My 9th grade civics teacher had pictures of cities all around the world that he’d tacked up to the walls of his office. I was obsessed with them. I used to visit just to look at them and beg him to let me take the pictures home with me. Somehow, I told him, I would get out of getting married young and having babies and spending the rest of my life sweeping dead worms off the back porch after each rain. I would get out of this suffocating town full of judgy cheerleader moms and go there, into the pictures. My teacher would laugh and say, “You’re young yet. You’ll change your mind. I bet you’ll have ten children.” Nope, I said.
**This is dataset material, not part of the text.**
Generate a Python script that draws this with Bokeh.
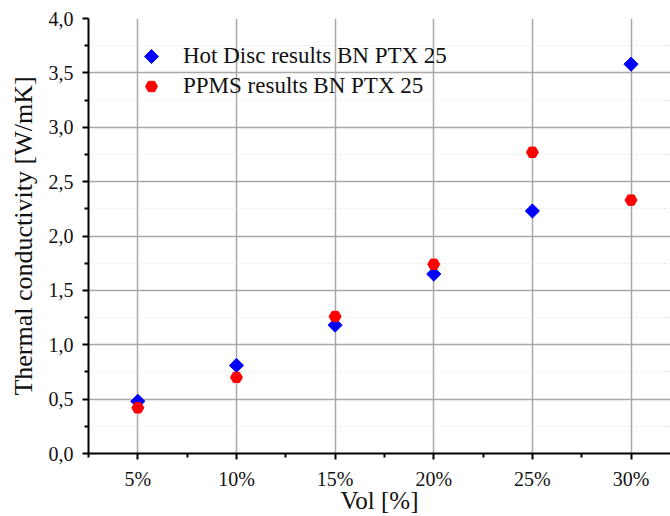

Wait and see.

I was in my early twenties when I first came to the little island a few miles off the coast of Los Angeles. I had bounced around Southern California, happily lost in its total anonymity. No one here knew my mama or cared whether I lived or died. The women wore white shoes after Labor Day and went bare-legged under their skirts and ran around in halter-tops in the broad daylight. People cussed in front of children. It was heavenly.